Tiga orang Palestina tewas dalam rentetan tembakan itu, sementara yang lainnya selamat dengan tangan terangkat ke atas.
"Kami memasukkannya ke dalam kandang yang didirikan di dekat posisi kami, menanggalkan pakaiannya, dan meninggalkannya di sana," cerita tentara tersebut.
"Tentara yang lewat meludahinya. Bagi saya itu menjijikkan. Akhirnya, seorang interogator militer datang, menginterogasinya sebentar sambil mengarahkan pistol ke kepalanya, lalu memerintahkan pembebasannya," ujarnya.
Kemudian terungkap bahwa pria itu mencoba menghubungi pamannya di Gaza utara. "Kemudian, petugas memuji kami karena membunuh teroris.
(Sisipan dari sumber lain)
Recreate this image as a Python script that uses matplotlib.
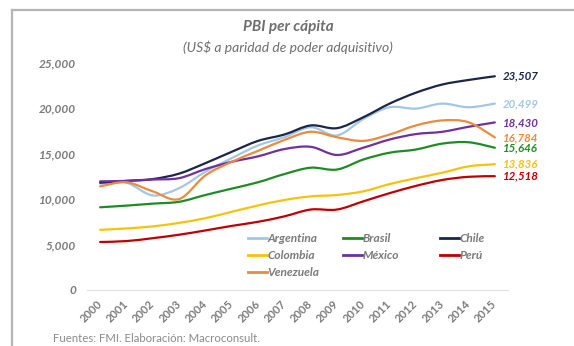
import matplotlib
matplotlib.use("Agg")
import matplotlib.pyplot as plt
from matplotlib.path import Path
from matplotlib.patches import PathPatch
from matplotlib.lines import Line2D
import numpy as np

plt.rcParams['font.family'] = ['Lato', 'DejaVu Sans']

years = [str(y) for y in range(2000, 2016)]

argentina = [11700, 11800, 10400, 11200, 13000, 14500, 15900, 16800, 17900, 17000, 18800, 20100, 19950, 20500, 20100, 20499]
brasil = [9100, 9280, 9500, 9700, 10450, 11150, 11850, 12750, 13450, 13250, 14350, 15100, 15450, 16100, 16250, 15646]
chile = [11800, 12000, 12200, 12800, 13950, 15200, 16400, 17100, 18100, 17800, 19000, 20500, 21700, 22600, 23100, 23507]
colombia = [6620, 6770, 7000, 7380, 7900, 8600, 9300, 9900, 10300, 10450, 10850, 11650, 12300, 12900, 13600, 13836]
mexico = [11950, 12000, 12150, 12300, 13300, 14100, 14700, 15500, 15750, 14850, 15650, 16550, 17150, 17400, 17950, 18430]
peru = [5280, 5380, 5700, 6080, 6550, 7050, 7500, 8100, 8850, 8850, 9750, 10650, 11450, 12100, 12450, 12518]
venezuela = [11400, 11850, 10850, 10000, 12600, 14100, 15300, 16500, 17400, 16800, 16400, 17100, 18100, 18650, 18450, 16784]

series_names = ["Argentina", "Brasil", "Chile", "Colombia", "México", "Perú", "Venezuela"]
series_values = [argentina, brasil, chile, colombia, mexico, peru, venezuela]
series_colors = ["#a3c6e6", "#1e8c24", "#1c2548", "#f7c20c", "#7030a0", "#c00000", "#ec8a3e"]
y_ticks = [0, 5000, 10000, 15000, 20000, 25000]
y_tick_labels = ["0", "5,000", "10,000", "15,000", "20,000", "25,000"]
end_labels = ["20,499", "15,646", "23,507", "13,836", "18,430", "12,518", "16,784"]


def smooth_path(xs, ys):
    pts = np.column_stack([xs, ys]).astype(float)
    n = len(pts)
    verts = [pts[0]]
    codes = [Path.MOVETO]
    for i in range(n - 1):
        p0 = pts[i - 1] if i > 0 else pts[i]
        p1 = pts[i]
        p2 = pts[i + 1]
        p3 = pts[i + 2] if i + 2 < n else pts[i + 1]
        c1 = p1 + (p2 - p0) / 6.0
        c2 = p2 - (p3 - p1) / 6.0
        verts += [c1, c2, p2]
        codes += [Path.CURVE4] * 3
    return Path(verts, codes)


W, H = 574, 346
fig = plt.figure(figsize=(W / 100, H / 100), dpi=100)
fig.patch.set_facecolor("white")

# frame lines (left and top)
fig.add_artist(Line2D([12 / W, 12 / W], [0, 1 - 10 / H], color="#b5b5b5", lw=1.6, transform=fig.transFigure))
fig.add_artist(Line2D([12 / W, 1], [1 - 10 / H, 1 - 10 / H], color="#b5b5b5", lw=1.6, transform=fig.transFigure))

ax_l, ax_r, ax_b, ax_t = 87, 508, 290, 62.7
ax = fig.add_axes([ax_l / W, (H - ax_b) / H, (ax_r - ax_l) / W, (ax_b - ax_t) / H])
x = np.arange(len(years))

for name, vals, col in zip(series_names, series_values, series_colors):
    p = smooth_path(x, vals)
    ax.add_patch(PathPatch(p, fill=False, edgecolor=col, lw=1.6, capstyle="round", joinstyle="round"))

for vals, col, lab in zip(series_values, series_colors, end_labels):
    ax.annotate(lab, xy=(x[-1], vals[-1]), xytext=(6, 0), textcoords="offset points",
                ha="left", va="center", fontsize=8.3, fontweight="bold", fontstyle="italic",
                color=col, annotation_clip=False)

ax.set_xlim(-0.5, len(years) - 0.5)
ax.set_ylim(0, 25000)
ax.set_yticks(y_ticks)
ax.set_yticklabels(y_tick_labels)
ax.set_xticks(x)
ax.set_xticklabels(years, rotation=45, ha="right", va="center", rotation_mode="anchor")
for t in ax.get_xticklabels():
    t.set_fontweight("bold")
for t in ax.get_yticklabels():
    t.set_fontweight("bold")
    t.set_fontstyle("italic")
ax.tick_params(axis="y", length=0, pad=8, labelsize=8.5, labelcolor="#7a7a7a")
ax.tick_params(axis="x", length=0, pad=9, labelsize=8, labelcolor="#7a7a7a")
for s in ["left", "right", "top"]:
    ax.spines[s].set_visible(False)
ax.spines["bottom"].set_color("#e0e0e0")
ax.spines["bottom"].set_linewidth(0.8)
ax.set_facecolor("none")

# legend: three columns placed at fixed positions (row-major like the original)
columns = [[0, 3, 6], [1, 4], [2, 5]]
col_x = [248, 343, 440]
row1_y = 242
legs = []
for cx, idxs in zip(col_x, columns):
    handles = [Line2D([], [], color=series_colors[i], lw=2) for i in idxs]
    labels = [series_names[i] for i in idxs]
    leg = ax.legend(handles, labels, loc="upper left",
                    bbox_to_anchor=((cx - ax_l) / (ax_r - ax_l), (ax_b - row1_y + 9) / (ax_b - ax_t)),
                    frameon=False, fontsize=8.6, handlelength=1.6, handletextpad=0.05,
                    labelspacing=0.5, borderpad=0, borderaxespad=0)
    for t in leg.get_texts():
        t.set_color("#7a7a7a")
        t.set_fontstyle("italic")
        t.set_fontweight("bold")
    legs.append(leg)
for leg in legs[:-1]:
    ax.add_artist(leg)

fig.text(288 / W, 1 - 27.5 / H, "PBI per cápita", ha="center", va="center",
         fontsize=11, fontweight="bold", fontstyle="italic", color="#6e6e6e")
fig.text(288 / W, 1 - 47.5 / H, "(US$ a paridad de poder adquisitivo)", ha="center", va="center",
         fontsize=10, fontstyle="italic", color="#6e6e6e")
fig.text(53 / W, 1 - 338 / H, "Fuentes: FMI. Elaboración: Macroconsult.", ha="left", va="center",
         fontsize=8.2, color="#8a8a8a")

fig.savefig("out.png", dpi=100)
Saya tidak mengerti apa maksud mereka," tambah prajurit itu.
Bulan lalu, Pengadilan Kriminal Internasional mengeluarkan surat perintah penangkapan untuk Perdana Menteri Israel Benjamin Netanyahu dan mantan Menteri Pertahanan Yoav Gallant atas kejahatan perang dan kejahatan terhadap kemanusiaan di Gaza.
Israel juga menghadapi kasus genosida di Mahkamah Internasional atas perangnya di Gaza.